_Task details_
For this exercise, output only the lines between the "Convert this chart to D3.js code." line and the "d3.scaleLinear().domain([0, 2]).range([plotBottom, plotTop]);" line, both of them included, and skip all pictures.

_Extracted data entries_
"""

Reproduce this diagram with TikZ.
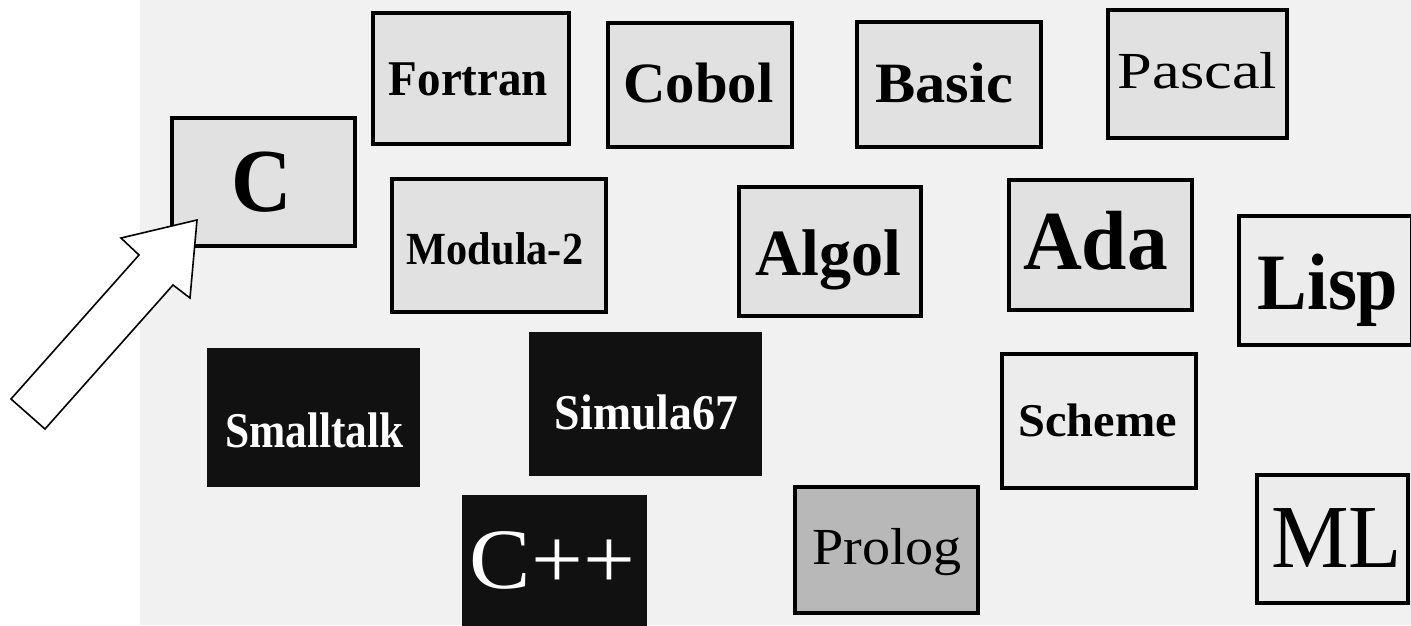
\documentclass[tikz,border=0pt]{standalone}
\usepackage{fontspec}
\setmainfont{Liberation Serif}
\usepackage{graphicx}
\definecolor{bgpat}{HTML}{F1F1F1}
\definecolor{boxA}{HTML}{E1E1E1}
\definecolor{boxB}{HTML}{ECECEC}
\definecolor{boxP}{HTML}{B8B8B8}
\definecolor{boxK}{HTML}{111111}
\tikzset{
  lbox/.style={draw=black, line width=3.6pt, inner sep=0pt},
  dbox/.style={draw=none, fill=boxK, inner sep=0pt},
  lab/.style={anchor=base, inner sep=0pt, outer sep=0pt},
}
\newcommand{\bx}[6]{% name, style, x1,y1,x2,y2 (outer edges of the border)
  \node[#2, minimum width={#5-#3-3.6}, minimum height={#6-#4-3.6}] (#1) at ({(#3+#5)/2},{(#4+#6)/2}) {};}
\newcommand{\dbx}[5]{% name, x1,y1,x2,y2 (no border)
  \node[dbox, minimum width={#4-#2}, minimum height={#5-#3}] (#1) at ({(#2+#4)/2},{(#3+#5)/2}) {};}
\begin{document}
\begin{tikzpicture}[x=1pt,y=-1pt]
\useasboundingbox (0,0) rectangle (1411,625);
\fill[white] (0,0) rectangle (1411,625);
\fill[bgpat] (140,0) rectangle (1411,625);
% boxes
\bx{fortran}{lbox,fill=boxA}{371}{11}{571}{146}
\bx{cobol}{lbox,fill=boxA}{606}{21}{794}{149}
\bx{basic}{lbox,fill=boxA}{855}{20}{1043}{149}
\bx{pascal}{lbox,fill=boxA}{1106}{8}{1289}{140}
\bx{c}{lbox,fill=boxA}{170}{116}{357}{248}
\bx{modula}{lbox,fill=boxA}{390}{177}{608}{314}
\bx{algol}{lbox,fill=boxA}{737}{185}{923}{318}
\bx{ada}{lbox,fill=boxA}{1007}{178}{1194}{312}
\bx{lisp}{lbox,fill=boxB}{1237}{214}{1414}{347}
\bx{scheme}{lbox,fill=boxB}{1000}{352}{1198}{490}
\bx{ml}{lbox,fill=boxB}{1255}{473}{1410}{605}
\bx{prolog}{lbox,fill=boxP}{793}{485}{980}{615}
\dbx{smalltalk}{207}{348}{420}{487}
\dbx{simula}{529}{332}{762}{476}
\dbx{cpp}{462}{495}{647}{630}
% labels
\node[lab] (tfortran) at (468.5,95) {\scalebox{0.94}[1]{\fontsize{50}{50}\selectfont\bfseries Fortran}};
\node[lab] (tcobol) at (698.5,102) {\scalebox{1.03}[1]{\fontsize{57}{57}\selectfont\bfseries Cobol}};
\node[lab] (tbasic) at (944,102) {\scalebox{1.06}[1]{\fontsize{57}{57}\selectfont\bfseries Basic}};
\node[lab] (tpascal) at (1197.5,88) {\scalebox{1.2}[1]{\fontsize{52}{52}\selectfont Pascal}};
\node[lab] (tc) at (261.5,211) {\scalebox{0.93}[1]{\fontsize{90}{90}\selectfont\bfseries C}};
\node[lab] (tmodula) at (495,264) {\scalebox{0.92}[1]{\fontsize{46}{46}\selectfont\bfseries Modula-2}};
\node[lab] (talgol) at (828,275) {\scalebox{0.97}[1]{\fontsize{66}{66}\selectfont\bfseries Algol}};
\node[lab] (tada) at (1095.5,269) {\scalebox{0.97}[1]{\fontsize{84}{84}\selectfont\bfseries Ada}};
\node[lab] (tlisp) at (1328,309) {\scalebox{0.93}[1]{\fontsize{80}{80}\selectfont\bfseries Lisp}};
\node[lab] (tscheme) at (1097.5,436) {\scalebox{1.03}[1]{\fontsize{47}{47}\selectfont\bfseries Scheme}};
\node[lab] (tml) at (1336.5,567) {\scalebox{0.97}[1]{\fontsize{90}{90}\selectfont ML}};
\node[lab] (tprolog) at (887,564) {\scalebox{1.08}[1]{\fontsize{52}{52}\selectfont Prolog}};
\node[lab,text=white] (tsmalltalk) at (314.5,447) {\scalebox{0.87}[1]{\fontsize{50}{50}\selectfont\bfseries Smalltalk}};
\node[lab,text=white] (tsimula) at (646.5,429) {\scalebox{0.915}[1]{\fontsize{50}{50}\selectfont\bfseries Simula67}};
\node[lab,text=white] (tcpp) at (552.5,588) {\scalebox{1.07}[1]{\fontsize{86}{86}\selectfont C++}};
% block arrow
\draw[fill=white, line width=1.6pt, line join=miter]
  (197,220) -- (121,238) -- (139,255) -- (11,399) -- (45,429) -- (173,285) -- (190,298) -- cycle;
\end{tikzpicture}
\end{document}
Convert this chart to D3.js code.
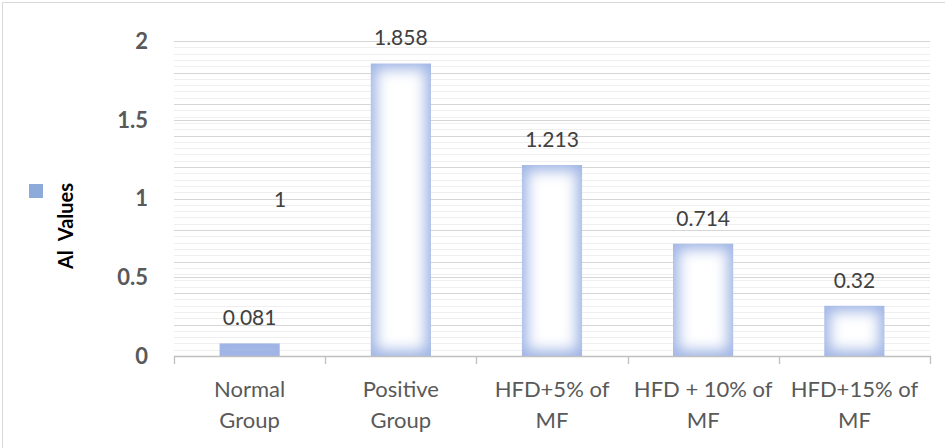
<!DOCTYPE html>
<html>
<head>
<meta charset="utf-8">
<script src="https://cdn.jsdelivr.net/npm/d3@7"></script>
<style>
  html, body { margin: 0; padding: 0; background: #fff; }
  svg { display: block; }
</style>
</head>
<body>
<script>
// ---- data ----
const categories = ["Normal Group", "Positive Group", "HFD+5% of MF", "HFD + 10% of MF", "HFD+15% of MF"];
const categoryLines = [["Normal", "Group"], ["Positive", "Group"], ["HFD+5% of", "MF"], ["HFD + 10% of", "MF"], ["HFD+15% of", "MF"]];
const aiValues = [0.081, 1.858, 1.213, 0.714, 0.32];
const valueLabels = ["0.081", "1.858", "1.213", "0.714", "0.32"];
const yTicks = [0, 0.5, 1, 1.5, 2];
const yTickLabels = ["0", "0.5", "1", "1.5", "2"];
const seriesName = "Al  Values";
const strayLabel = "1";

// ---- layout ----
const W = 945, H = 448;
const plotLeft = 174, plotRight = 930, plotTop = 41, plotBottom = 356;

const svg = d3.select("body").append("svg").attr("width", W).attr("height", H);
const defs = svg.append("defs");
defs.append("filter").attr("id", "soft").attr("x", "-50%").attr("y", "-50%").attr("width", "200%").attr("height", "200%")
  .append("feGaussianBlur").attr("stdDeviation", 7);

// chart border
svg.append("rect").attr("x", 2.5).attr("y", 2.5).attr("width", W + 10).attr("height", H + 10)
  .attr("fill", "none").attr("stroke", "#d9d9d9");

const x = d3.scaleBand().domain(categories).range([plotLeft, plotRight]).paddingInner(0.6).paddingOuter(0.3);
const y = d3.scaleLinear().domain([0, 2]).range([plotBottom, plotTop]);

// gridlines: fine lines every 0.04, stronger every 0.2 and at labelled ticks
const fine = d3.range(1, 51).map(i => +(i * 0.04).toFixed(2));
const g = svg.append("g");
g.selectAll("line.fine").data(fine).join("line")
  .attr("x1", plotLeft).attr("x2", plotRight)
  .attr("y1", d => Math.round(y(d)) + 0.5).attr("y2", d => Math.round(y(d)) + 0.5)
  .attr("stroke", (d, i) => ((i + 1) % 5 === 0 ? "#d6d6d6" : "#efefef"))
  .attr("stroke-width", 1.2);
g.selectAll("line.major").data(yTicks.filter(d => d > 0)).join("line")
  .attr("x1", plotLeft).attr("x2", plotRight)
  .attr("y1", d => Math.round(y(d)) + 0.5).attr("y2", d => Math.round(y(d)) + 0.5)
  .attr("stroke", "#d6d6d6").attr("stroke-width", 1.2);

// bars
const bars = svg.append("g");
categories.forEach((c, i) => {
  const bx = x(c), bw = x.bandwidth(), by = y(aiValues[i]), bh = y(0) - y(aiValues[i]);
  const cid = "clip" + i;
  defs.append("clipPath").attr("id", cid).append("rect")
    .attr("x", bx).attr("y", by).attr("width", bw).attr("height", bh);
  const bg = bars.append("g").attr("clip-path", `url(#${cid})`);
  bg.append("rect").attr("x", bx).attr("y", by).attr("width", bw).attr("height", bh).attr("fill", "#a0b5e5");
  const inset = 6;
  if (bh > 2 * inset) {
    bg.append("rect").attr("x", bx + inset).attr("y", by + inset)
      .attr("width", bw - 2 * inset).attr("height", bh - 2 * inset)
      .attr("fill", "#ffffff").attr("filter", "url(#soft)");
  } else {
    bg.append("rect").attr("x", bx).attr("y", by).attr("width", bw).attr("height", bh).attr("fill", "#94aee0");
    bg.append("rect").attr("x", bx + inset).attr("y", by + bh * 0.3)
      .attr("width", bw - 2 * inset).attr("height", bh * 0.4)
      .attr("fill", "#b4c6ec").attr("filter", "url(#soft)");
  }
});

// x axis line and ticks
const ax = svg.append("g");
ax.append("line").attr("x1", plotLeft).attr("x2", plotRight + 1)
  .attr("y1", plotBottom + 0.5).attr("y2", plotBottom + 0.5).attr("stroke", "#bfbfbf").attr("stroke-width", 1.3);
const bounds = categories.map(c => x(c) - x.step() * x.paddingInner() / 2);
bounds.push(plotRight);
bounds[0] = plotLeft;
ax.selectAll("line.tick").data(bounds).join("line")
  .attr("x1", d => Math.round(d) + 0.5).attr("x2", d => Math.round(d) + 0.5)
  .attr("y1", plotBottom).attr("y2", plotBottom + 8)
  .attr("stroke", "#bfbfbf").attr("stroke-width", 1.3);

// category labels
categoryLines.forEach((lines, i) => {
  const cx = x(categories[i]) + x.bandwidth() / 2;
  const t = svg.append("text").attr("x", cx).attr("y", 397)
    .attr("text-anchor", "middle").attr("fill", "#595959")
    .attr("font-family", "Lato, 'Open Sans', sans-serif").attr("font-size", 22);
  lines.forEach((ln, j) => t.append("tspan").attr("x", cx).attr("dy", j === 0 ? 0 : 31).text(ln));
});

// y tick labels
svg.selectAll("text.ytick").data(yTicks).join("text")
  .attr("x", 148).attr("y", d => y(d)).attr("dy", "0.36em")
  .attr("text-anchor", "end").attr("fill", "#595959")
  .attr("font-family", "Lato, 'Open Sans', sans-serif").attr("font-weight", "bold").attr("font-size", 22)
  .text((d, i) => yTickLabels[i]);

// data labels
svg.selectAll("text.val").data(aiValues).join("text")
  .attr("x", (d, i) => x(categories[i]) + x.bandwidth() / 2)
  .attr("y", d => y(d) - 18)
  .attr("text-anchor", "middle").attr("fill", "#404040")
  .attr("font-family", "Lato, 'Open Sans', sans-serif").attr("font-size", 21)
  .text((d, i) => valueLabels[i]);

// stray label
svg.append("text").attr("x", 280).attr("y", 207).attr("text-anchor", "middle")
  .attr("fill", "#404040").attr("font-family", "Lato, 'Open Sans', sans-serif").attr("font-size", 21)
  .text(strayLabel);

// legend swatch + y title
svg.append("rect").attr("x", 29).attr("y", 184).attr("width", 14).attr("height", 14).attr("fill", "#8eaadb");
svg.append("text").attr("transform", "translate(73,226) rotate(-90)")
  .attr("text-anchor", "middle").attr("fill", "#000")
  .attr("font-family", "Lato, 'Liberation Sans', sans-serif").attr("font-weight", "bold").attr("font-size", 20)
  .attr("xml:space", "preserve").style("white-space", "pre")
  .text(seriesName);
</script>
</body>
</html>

"""

_Response to this task_
Convert this chart to D3.js code.
<!DOCTYPE html>
<html>
<head>
<meta charset="utf-8">
<script src="https://cdn.jsdelivr.net/npm/d3@7"></script>
<style>
  html, body { margin: 0; padding: 0; background: #fff; }
  svg { display: block; }
</style>
</head>
<body>
<script>
// ---- data ----
const categories = ["Normal Group", "Positive Group", "HFD+5% of MF", "HFD + 10% of MF", "HFD+15% of MF"];
const categoryLines = [["Normal", "Group"], ["Positive", "Group"], ["HFD+5% of", "MF"], ["HFD + 10% of", "MF"], ["HFD+15% of", "MF"]];
const aiValues = [0.081, 1.858, 1.213, 0.714, 0.32];
const valueLabels = ["0.081", "1.858", "1.213", "0.714", "0.32"];
const yTicks = [0, 0.5, 1, 1.5, 2];
const yTickLabels = ["0", "0.5", "1", "1.5", "2"];
const seriesName = "Al  Values";
const strayLabel = "1";

// ---- layout ----
const W = 945, H = 448;
const plotLeft = 174, plotRight = 930, plotTop = 41, plotBottom = 356;

const svg = d3.select("body").append("svg").attr("width", W).attr("height", H);
const defs = svg.append("defs");
defs.append("filter").attr("id", "soft").attr("x", "-50%").attr("y", "-50%").attr("width", "200%").attr("height", "200%")
  .append("feGaussianBlur").attr("stdDeviation", 7);

// chart border
svg.append("rect").attr("x", 2.5).attr("y", 2.5).attr("width", W + 10).attr("height", H + 10)
  .attr("fill", "none").attr("stroke", "#d9d9d9");

const x = d3.scaleBand().domain(categories).range([plotLeft, plotRight]).paddingInner(0.6).paddingOuter(0.3);
const y = d3.scaleLinear().domain([0, 2]).range([plotBottom, plotTop]);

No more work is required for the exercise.